Actually the worst part is my own personality, I get it. Won’t go into that because I’m tired already but I have this dark side that gets so overwhelming at times it consumes me. I think such dark thoughts sometimes it scares me. I feel resentment and envy over things I should feel happy about. I overthink things.
Psychotic would be a good word and if I gave you examples, you would agree, but I won’t.
Because it’s really psychotic.
It’s no wonder I am always getting undesirably extreme scores on whatever personality tests I do online, while everyone else I know gets average scores. The empathy test, the disorder test, the self esteem test. The third wasn’t so bad because I saw some people on Tumblr getting single-digit scores but the first 2…. but well it’s just a stupid online test. Though I guess it’s a guage for how I am.
At first I questioned how I could have failed the empathy test because in literature class we were taught about it and to feel for the characters, and I do feel a lot for fictional characters. But then the next day I started tweeting stuff about An American Crime and Trust and how the main characters deserve it blah and I was like, “Oh.” That plus I have all along more capable of feeling empathy towards animals than humans.
The self-esteem one is also quite ridiculous because I feel okay most days. It’s just when I have a bad day that I think I’m incompetent and feel inferior and all kinds of inferior stuff about myself ok. And that happens only when it’s about schoolwork ok. Hiya but whatever stupid tests. Might blog more about my results and the links for those interested next time.

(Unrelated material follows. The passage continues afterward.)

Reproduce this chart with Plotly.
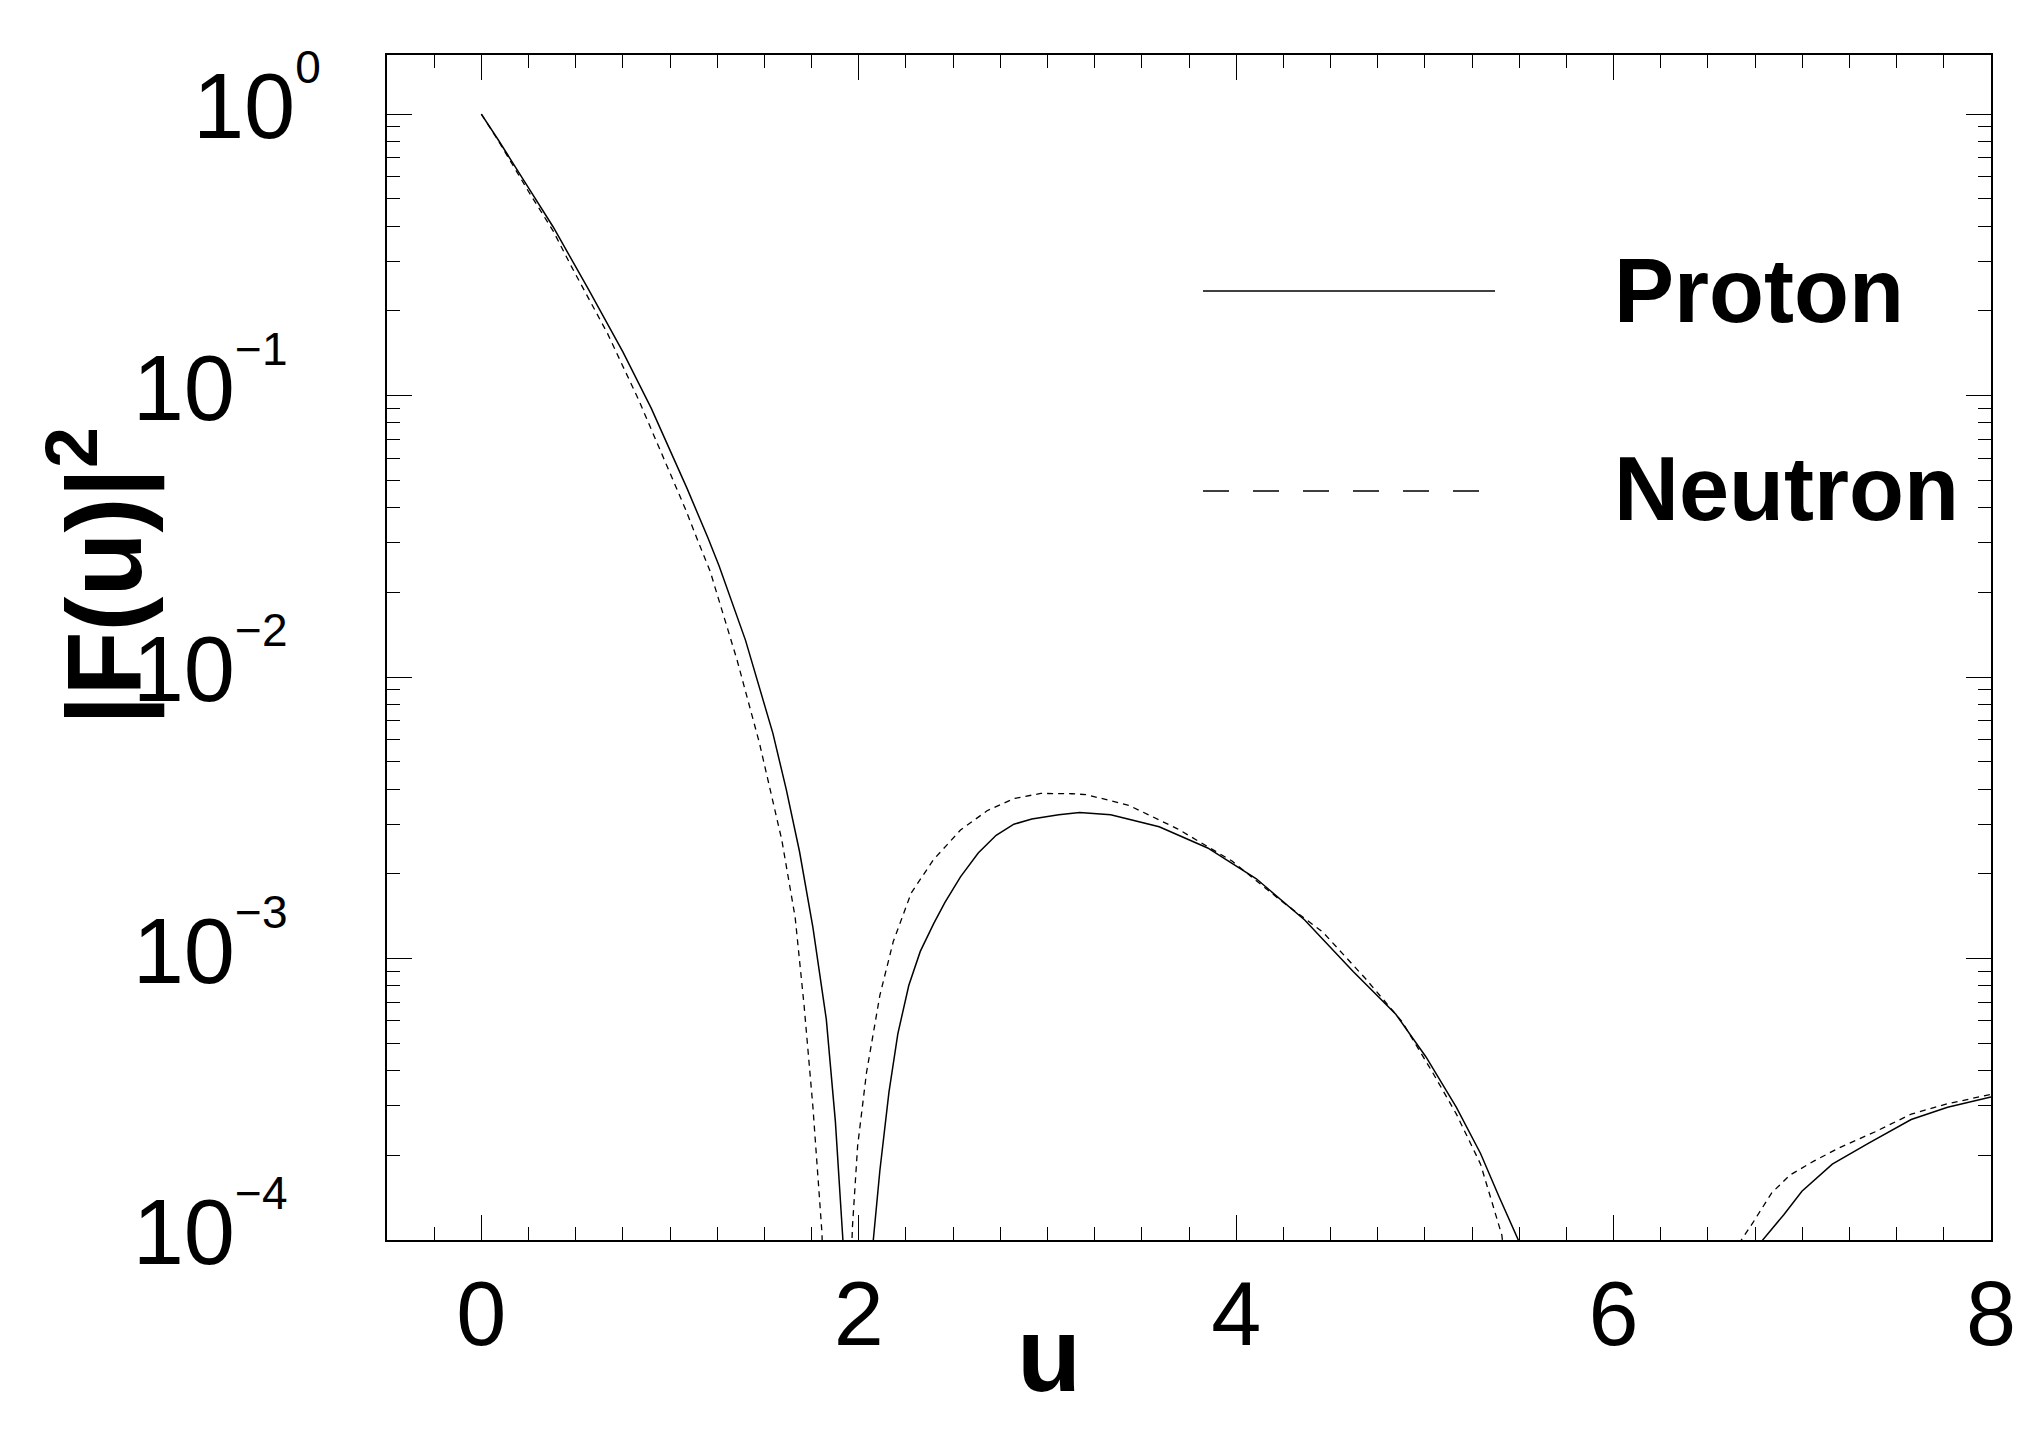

I don’t understand why I am like that either. Becoming worse even. I just want to be okay. I wish I was okay. Or to be more precise, happy. But I’m not and I don’t know why.
Pretty sure I will regret ever publishing this when I wake up tomorrow and at least one or two of my friends will hate me. I just know. Everytime I blog something honest, it never ends well. But I do it anyay and yeah, I don’t know why either.